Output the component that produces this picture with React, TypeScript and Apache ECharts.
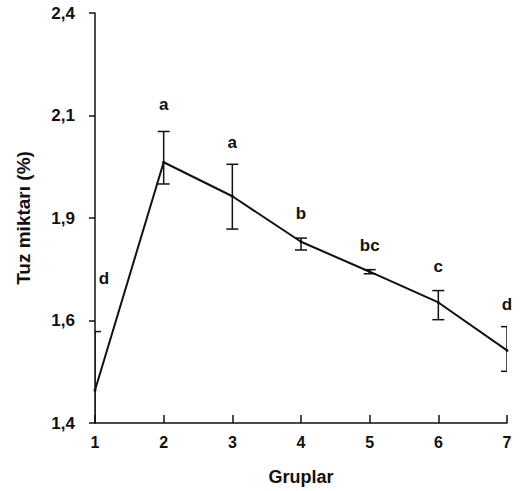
import React, { useEffect, useRef } from "react";
import * as echarts from "echarts";

const groups = [1, 2, 3, 4, 5, 6, 7];
const means = [1.48, 2.036, 1.953, 1.842, 1.769, 1.694, 1.577];
const upper = [1.623, 2.111, 2.031, 1.851, 1.774, 1.723, 1.635];
const lower = [1.337, 1.983, 1.873, 1.822, 1.764, 1.652, 1.526];
const letters = ["d", "a", "a", "b", "bc", "c", "d"];
const letterY = [1.752, 2.177, 2.084, 1.91, 1.832, 1.781, 1.689];
const yTickLabels = ["1,4", "1,6", "1,9", "2,1", "2,4"];
const xTickLabels = ["1", "2", "3", "4", "5", "6", "7"];

const FONT = "'Liberation Sans', Arial, sans-serif";

export default function App() {
  const ref = useRef<HTMLDivElement>(null);
  useEffect(() => {
    if (!ref.current) return;
    const chart = echarts.init(ref.current, null, { renderer: "svg" });
    const textStyle = { fontFamily: FONT, fontWeight: "bold" as const, fontSize: 17, color: "#111" };
    chart.setOption({
      animation: false,
      backgroundColor: "#fff",
      grid: { left: 95, right: 19, top: 13, bottom: 66, containLabel: false },
      xAxis: {
        type: "value",
        min: 1,
        max: 7,
        interval: 1,
        name: "Gruplar",
        nameLocation: "middle",
        nameGap: 45,
        nameTextStyle: { ...textStyle, fontSize: 18 },
        axisLine: { show: true, lineStyle: { color: "#111", width: 1.5 } },
        axisTick: { show: true, inside: true, length: 8, lineStyle: { color: "#111", width: 1.5 } },
        axisLabel: {
          ...textStyle,
          fontSize: 16,
          margin: 11,
          formatter: (_v: number, i: number) => xTickLabels[i] ?? "",
        },
        splitLine: { show: false },
      },
      yAxis: {
        type: "value",
        min: 1.4,
        max: 2.4,
        interval: 0.25,
        name: "Tuz miktarı (%)",
        nameLocation: "middle",
        nameGap: 62,
        nameTextStyle: { ...textStyle, fontSize: 19 },
        axisLine: { show: true, lineStyle: { color: "#111", width: 1.5 } },
        axisTick: { show: true, inside: false, length: 6, lineStyle: { color: "#111", width: 1.5 } },
        axisLabel: {
          ...textStyle,
          margin: 20,
          formatter: (_v: number, i: number) => yTickLabels[i] ?? "",
        },
        splitLine: { show: false },
      },
      series: [
        {
          type: "line",
          data: groups.map((g, i) => [g, means[i]]),
          symbol: "circle",
          symbolSize: 3,
          itemStyle: { color: "#111" },
          lineStyle: { color: "#111", width: 2 },
          z: 3,
        },
        {
          type: "custom",
          clip: true,
          data: groups.map((g, i) => [g, lower[i], upper[i]]),
          renderItem: (params: any, api: any) => {
            const x = api.value(0);
            const lo = api.coord([x, api.value(1)]);
            const hi = api.coord([x, api.value(2)]);
            const hw = 6;
            const style = { stroke: "#111", lineWidth: 1.5 };
            return {
              type: "group",
              children: [
                { type: "line", shape: { x1: lo[0], y1: lo[1], x2: hi[0], y2: hi[1] }, style },
                { type: "line", shape: { x1: hi[0] - hw, y1: hi[1], x2: hi[0] + hw, y2: hi[1] }, style },
                { type: "line", shape: { x1: lo[0] - hw, y1: lo[1], x2: lo[0] + hw, y2: lo[1] }, style },
              ],
            };
          },
          z: 4,
        },
        {
          type: "scatter",
          symbolSize: 0,
          itemStyle: { opacity: 1, color: "#111" },
          data: groups.map((g, i) => ({
            value: [g, letterY[i]],
            label: i === 0 ? { offset: [9, 0] } : undefined,
          })),
          label: {
            show: true,
            position: "inside",
            ...textStyle,
            color: "#111",
            opacity: 1,
            formatter: (p: any) => letters[p.dataIndex],
          },
          silent: true,
          z: 5,
        },
      ],
    });
    return () => chart.dispose();
  }, []);
  return (
    <div
      ref={ref}
      style={{ position: "absolute", left: 0, top: 0, width: 526, height: 491 }}
    />
  );
}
◆ ◆ ◆ ◆
◆ TASK TO CARRY OUT
Retype the whole listing exactly and leave the pictures out.

◆ PROBLEM SOLUTION
Output the component that produces this picture with React, TypeScript and Apache ECharts.
import React, { useEffect, useRef } from "react";
import * as echarts from "echarts";

const groups = [1, 2, 3, 4, 5, 6, 7];
const means = [1.48, 2.036, 1.953, 1.842, 1.769, 1.694, 1.577];
const upper = [1.623, 2.111, 2.031, 1.851, 1.774, 1.723, 1.635];
const lower = [1.337, 1.983, 1.873, 1.822, 1.764, 1.652, 1.526];
const letters = ["d", "a", "a", "b", "bc", "c", "d"];
const letterY = [1.752, 2.177, 2.084, 1.91, 1.832, 1.781, 1.689];
const yTickLabels = ["1,4", "1,6", "1,9", "2,1", "2,4"];
const xTickLabels = ["1", "2", "3", "4", "5", "6", "7"];

const FONT = "'Liberation Sans', Arial, sans-serif";

export default function App() {
  const ref = useRef<HTMLDivElement>(null);
  useEffect(() => {
    if (!ref.current) return;
    const chart = echarts.init(ref.current, null, { renderer: "svg" });
    const textStyle = { fontFamily: FONT, fontWeight: "bold" as const, fontSize: 17, color: "#111" };
    chart.setOption({
      animation: false,
      backgroundColor: "#fff",
      grid: { left: 95, right: 19, top: 13, bottom: 66, containLabel: false },
      xAxis: {
        type: "value",
        min: 1,
        max: 7,
        interval: 1,
        name: "Gruplar",
        nameLocation: "middle",
        nameGap: 45,
        nameTextStyle: { ...textStyle, fontSize: 18 },
        axisLine: { show: true, lineStyle: { color: "#111", width: 1.5 } },
        axisTick: { show: true, inside: true, length: 8, lineStyle: { color: "#111", width: 1.5 } },
        axisLabel: {
          ...textStyle,
          fontSize: 16,
          margin: 11,
          formatter: (_v: number, i: number) => xTickLabels[i] ?? "",
        },
        splitLine: { show: false },
      },
      yAxis: {
        type: "value",
        min: 1.4,
        max: 2.4,
        interval: 0.25,
        name: "Tuz miktarı (%)",
        nameLocation: "middle",
        nameGap: 62,
        nameTextStyle: { ...textStyle, fontSize: 19 },
        axisLine: { show: true, lineStyle: { color: "#111", width: 1.5 } },
        axisTick: { show: true, inside: false, length: 6, lineStyle: { color: "#111", width: 1.5 } },
        axisLabel: {
          ...textStyle,
          margin: 20,
          formatter: (_v: number, i: number) => yTickLabels[i] ?? "",
        },
        splitLine: { show: false },
      },
      series: [
        {
          type: "line",
          data: groups.map((g, i) => [g, means[i]]),
          symbol: "circle",
          symbolSize: 3,
          itemStyle: { color: "#111" },
          lineStyle: { color: "#111", width: 2 },
          z: 3,
        },
        {
          type: "custom",
          clip: true,
          data: groups.map((g, i) => [g, lower[i], upper[i]]),
          renderItem: (params: any, api: any) => {
            const x = api.value(0);
            const lo = api.coord([x, api.value(1)]);
            const hi = api.coord([x, api.value(2)]);
            const hw = 6;
            const style = { stroke: "#111", lineWidth: 1.5 };
            return {
              type: "group",
              children: [
                { type: "line", shape: { x1: lo[0], y1: lo[1], x2: hi[0], y2: hi[1] }, style },
                { type: "line", shape: { x1: hi[0] - hw, y1: hi[1], x2: hi[0] + hw, y2: hi[1] }, style },
                { type: "line", shape: { x1: lo[0] - hw, y1: lo[1], x2: lo[0] + hw, y2: lo[1] }, style },
              ],
            };
          },
          z: 4,
        },
        {
          type: "scatter",
          symbolSize: 0,
          itemStyle: { opacity: 1, color: "#111" },
          data: groups.map((g, i) => ({
            value: [g, letterY[i]],
            label: i === 0 ? { offset: [9, 0] } : undefined,
          })),
          label: {
            show: true,
            position: "inside",
            ...textStyle,
            color: "#111",
            opacity: 1,
            formatter: (p: any) => letters[p.dataIndex],
          },
          silent: true,
          z: 5,
        },
      ],
    });
    return () => chart.dispose();
  }, []);
  return (
    <div
      ref={ref}
      style={{ position: "absolute", left: 0, top: 0, width: 526, height: 491 }}
    />
  );
}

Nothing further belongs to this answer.